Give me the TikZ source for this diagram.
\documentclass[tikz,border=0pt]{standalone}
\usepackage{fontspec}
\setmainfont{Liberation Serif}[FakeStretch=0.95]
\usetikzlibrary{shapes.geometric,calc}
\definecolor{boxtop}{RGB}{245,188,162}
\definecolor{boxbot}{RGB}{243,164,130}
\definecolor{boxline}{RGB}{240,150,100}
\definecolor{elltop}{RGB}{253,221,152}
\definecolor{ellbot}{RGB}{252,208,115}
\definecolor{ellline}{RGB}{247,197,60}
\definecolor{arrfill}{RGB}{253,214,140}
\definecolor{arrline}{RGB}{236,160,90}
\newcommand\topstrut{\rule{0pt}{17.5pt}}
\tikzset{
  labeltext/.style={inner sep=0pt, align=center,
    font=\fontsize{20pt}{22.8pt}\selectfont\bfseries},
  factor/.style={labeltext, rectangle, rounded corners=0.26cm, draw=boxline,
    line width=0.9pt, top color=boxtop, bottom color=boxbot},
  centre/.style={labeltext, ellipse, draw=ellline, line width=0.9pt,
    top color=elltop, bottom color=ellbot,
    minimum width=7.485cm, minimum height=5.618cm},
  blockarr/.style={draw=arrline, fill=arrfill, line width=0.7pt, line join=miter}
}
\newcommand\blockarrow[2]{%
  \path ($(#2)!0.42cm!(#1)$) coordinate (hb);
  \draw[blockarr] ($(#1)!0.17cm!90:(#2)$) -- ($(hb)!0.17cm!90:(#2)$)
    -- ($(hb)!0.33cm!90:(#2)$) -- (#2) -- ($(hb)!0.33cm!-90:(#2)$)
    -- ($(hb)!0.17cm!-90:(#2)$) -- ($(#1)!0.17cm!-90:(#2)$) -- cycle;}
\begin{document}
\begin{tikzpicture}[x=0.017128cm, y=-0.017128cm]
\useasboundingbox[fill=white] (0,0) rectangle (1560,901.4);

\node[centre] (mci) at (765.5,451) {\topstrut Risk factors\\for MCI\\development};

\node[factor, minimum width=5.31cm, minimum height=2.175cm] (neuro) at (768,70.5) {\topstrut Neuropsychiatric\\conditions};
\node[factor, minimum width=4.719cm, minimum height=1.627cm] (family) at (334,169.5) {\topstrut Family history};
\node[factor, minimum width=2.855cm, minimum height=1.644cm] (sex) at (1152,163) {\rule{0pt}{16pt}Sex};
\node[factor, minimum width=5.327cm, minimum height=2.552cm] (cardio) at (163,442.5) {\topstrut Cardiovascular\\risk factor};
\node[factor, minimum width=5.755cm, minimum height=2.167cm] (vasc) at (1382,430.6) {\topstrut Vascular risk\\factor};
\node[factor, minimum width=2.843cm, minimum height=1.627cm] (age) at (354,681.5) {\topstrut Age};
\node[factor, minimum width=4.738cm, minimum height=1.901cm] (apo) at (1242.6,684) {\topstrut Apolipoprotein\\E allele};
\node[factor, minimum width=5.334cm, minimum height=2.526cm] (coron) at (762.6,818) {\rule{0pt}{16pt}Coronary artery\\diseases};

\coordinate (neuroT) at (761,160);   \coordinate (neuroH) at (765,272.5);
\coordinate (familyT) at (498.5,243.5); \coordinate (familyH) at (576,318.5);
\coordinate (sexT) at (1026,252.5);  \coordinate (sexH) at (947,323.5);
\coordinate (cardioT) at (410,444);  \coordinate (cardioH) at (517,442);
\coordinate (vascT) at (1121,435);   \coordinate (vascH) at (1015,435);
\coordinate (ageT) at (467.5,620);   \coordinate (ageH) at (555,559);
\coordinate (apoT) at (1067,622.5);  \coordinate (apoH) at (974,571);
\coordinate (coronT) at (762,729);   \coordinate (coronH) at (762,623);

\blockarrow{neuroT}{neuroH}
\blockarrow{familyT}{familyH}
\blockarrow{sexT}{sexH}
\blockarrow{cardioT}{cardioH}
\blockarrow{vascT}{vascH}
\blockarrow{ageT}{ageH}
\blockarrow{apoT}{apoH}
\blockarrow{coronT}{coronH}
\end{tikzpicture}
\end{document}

- [Exercise instructions]
Copy out every line of the data above, exactly as given.

- [Reply to the exercise]
Give me the TikZ source for this diagram.
\documentclass[tikz,border=0pt]{standalone}
\usepackage{fontspec}
\setmainfont{Liberation Serif}[FakeStretch=0.95]
\usetikzlibrary{shapes.geometric,calc}
\definecolor{boxtop}{RGB}{245,188,162}
\definecolor{boxbot}{RGB}{243,164,130}
\definecolor{boxline}{RGB}{240,150,100}
\definecolor{elltop}{RGB}{253,221,152}
\definecolor{ellbot}{RGB}{252,208,115}
\definecolor{ellline}{RGB}{247,197,60}
\definecolor{arrfill}{RGB}{253,214,140}
\definecolor{arrline}{RGB}{236,160,90}
\newcommand\topstrut{\rule{0pt}{17.5pt}}
\tikzset{
  labeltext/.style={inner sep=0pt, align=center,
    font=\fontsize{20pt}{22.8pt}\selectfont\bfseries},
  factor/.style={labeltext, rectangle, rounded corners=0.26cm, draw=boxline,
    line width=0.9pt, top color=boxtop, bottom color=boxbot},
  centre/.style={labeltext, ellipse, draw=ellline, line width=0.9pt,
    top color=elltop, bottom color=ellbot,
    minimum width=7.485cm, minimum height=5.618cm},
  blockarr/.style={draw=arrline, fill=arrfill, line width=0.7pt, line join=miter}
}
\newcommand\blockarrow[2]{%
  \path ($(#2)!0.42cm!(#1)$) coordinate (hb);
  \draw[blockarr] ($(#1)!0.17cm!90:(#2)$) -- ($(hb)!0.17cm!90:(#2)$)
    -- ($(hb)!0.33cm!90:(#2)$) -- (#2) -- ($(hb)!0.33cm!-90:(#2)$)
    -- ($(hb)!0.17cm!-90:(#2)$) -- ($(#1)!0.17cm!-90:(#2)$) -- cycle;}
\begin{document}
\begin{tikzpicture}[x=0.017128cm, y=-0.017128cm]
\useasboundingbox[fill=white] (0,0) rectangle (1560,901.4);

\node[centre] (mci) at (765.5,451) {\topstrut Risk factors\\for MCI\\development};

\node[factor, minimum width=5.31cm, minimum height=2.175cm] (neuro) at (768,70.5) {\topstrut Neuropsychiatric\\conditions};
\node[factor, minimum width=4.719cm, minimum height=1.627cm] (family) at (334,169.5) {\topstrut Family history};
\node[factor, minimum width=2.855cm, minimum height=1.644cm] (sex) at (1152,163) {\rule{0pt}{16pt}Sex};
\node[factor, minimum width=5.327cm, minimum height=2.552cm] (cardio) at (163,442.5) {\topstrut Cardiovascular\\risk factor};
\node[factor, minimum width=5.755cm, minimum height=2.167cm] (vasc) at (1382,430.6) {\topstrut Vascular risk\\factor};
\node[factor, minimum width=2.843cm, minimum height=1.627cm] (age) at (354,681.5) {\topstrut Age};
\node[factor, minimum width=4.738cm, minimum height=1.901cm] (apo) at (1242.6,684) {\topstrut Apolipoprotein\\E allele};
\node[factor, minimum width=5.334cm, minimum height=2.526cm] (coron) at (762.6,818) {\rule{0pt}{16pt}Coronary artery\\diseases};

\coordinate (neuroT) at (761,160);   \coordinate (neuroH) at (765,272.5);
\coordinate (familyT) at (498.5,243.5); \coordinate (familyH) at (576,318.5);
\coordinate (sexT) at (1026,252.5);  \coordinate (sexH) at (947,323.5);
\coordinate (cardioT) at (410,444);  \coordinate (cardioH) at (517,442);
\coordinate (vascT) at (1121,435);   \coordinate (vascH) at (1015,435);
\coordinate (ageT) at (467.5,620);   \coordinate (ageH) at (555,559);
\coordinate (apoT) at (1067,622.5);  \coordinate (apoH) at (974,571);
\coordinate (coronT) at (762,729);   \coordinate (coronH) at (762,623);

\blockarrow{neuroT}{neuroH}
\blockarrow{familyT}{familyH}
\blockarrow{sexT}{sexH}
\blockarrow{cardioT}{cardioH}
\blockarrow{vascT}{vascH}
\blockarrow{ageT}{ageH}
\blockarrow{apoT}{apoH}
\blockarrow{coronT}{coronH}
\end{tikzpicture}
\end{document}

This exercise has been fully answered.